In 2009, the Chinese government implemented upward adjustments on the water rate in most of its major cities. This move is a part of efforts to fund the construction of sewage treatment factories, to upgrade facilities to enhance the quality of water, to reduce the deficits of water management companies and to save energy. However, apart from the obvious aim of saving energy, the other reasons for the hike in the water rate lack persuasion. The current prevailing view is that it is unreasonable to raise water rates in order to expand the construction of sewage treatment plants and improve facilities to enhance water quality. Not only is the indiscriminate hiking of water rates unreasonable but the results will also be insignificant. It is necessary to implement a progressive tariff that is based on the amount of water used minimizing the negative effects of the hike on the mid- and low income bracket as well as effectively promoting water saving efforts.
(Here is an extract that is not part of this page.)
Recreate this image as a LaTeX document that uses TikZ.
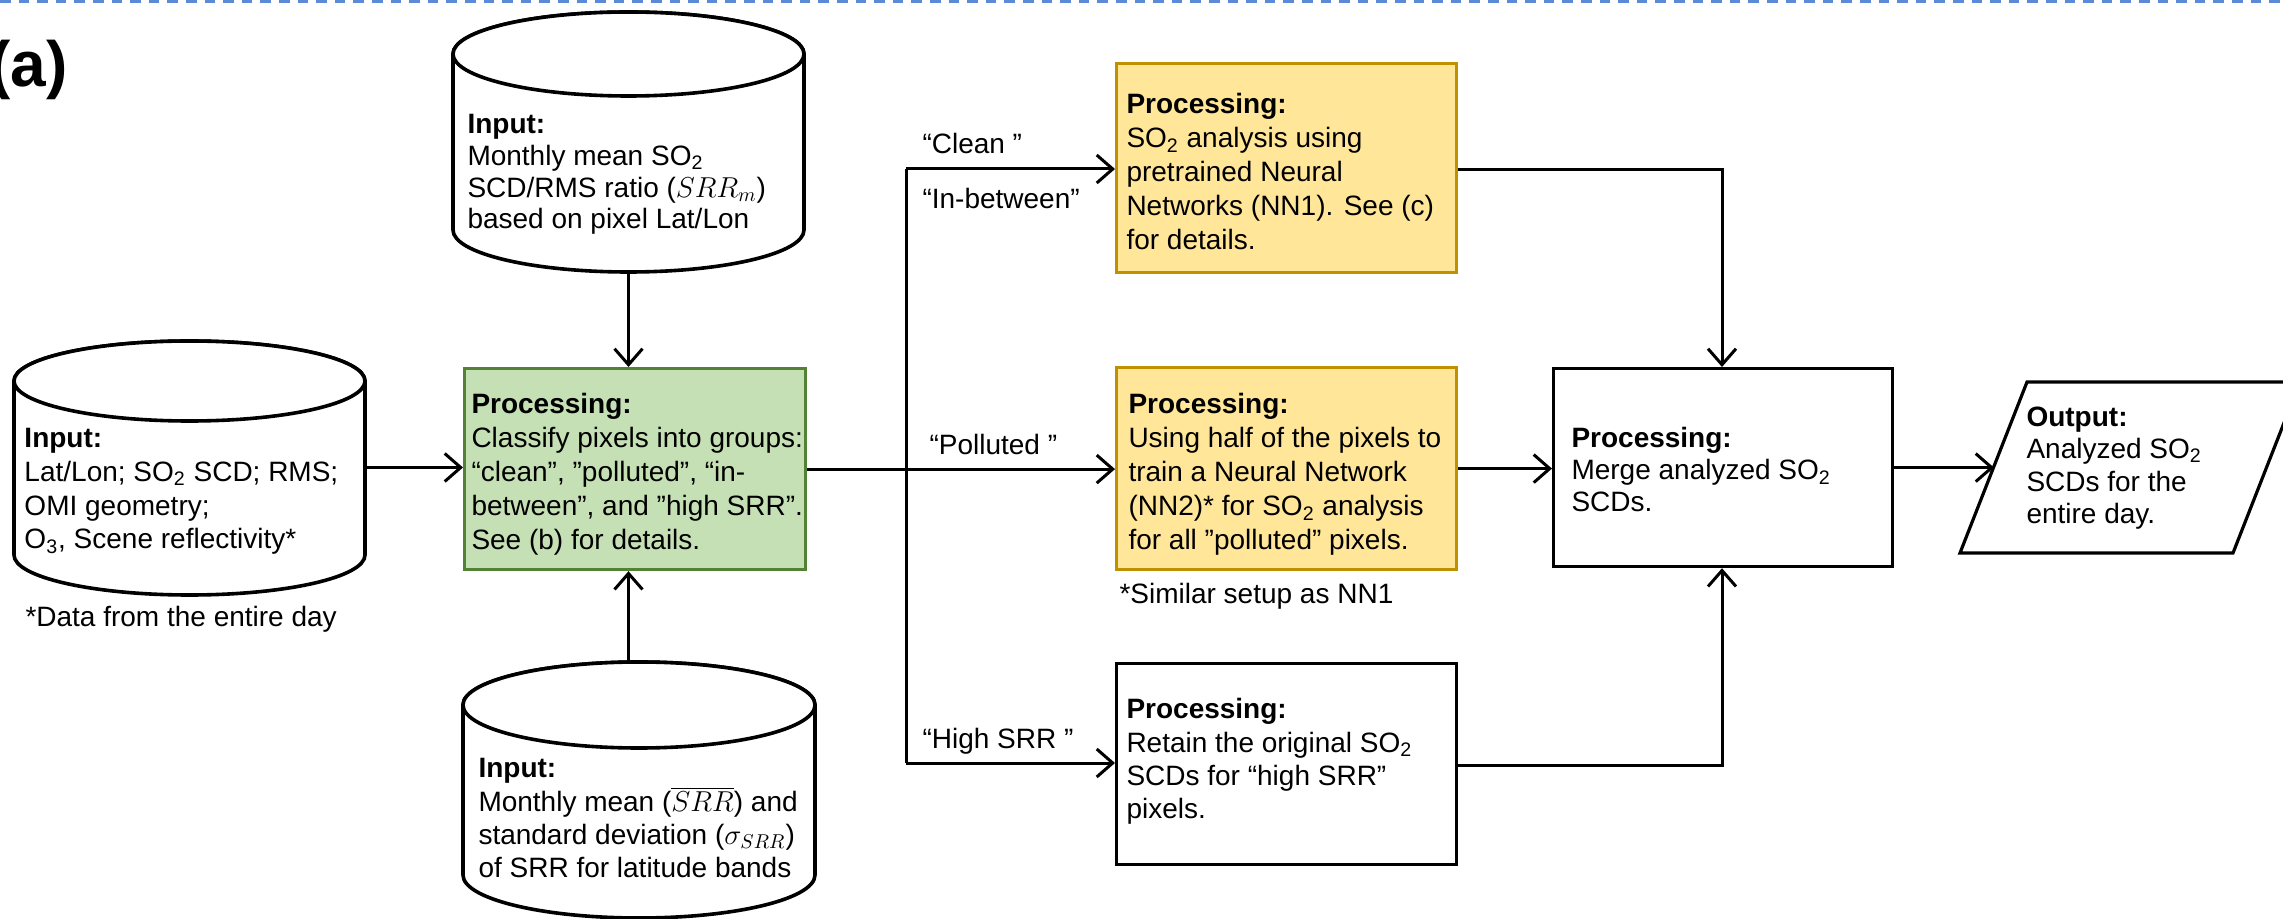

It is also imperative to listen to public to resolve conflicts.

II. Industry

In the first half of 2009, 9.61 million units of home electronics worth 16.23 billion yuan were sold in China through the government's "Home Appliance to the Countryside" stimulus policy. The "Home Appliance to the Countryside" policy is a subsidy program that offers rural households a rebate on various home appliances, including selected brands of TVs, refrigerators, mobile phones and PCs. In many cases, the goods are from domestic companies. The biggest beneficiary of this stimulus policy is local front-runners. Local companies swept the top spots in sales in each subsidized product category. Haier was positioned at the top, followed by Midea and Hisense. Haier achieved sales of 5.83 billion yuan, accounting for 35.9% of total rural sales. In contrast, foreign companies, excluding Nokia, Panasonic and Sanyo, reported negligible sales.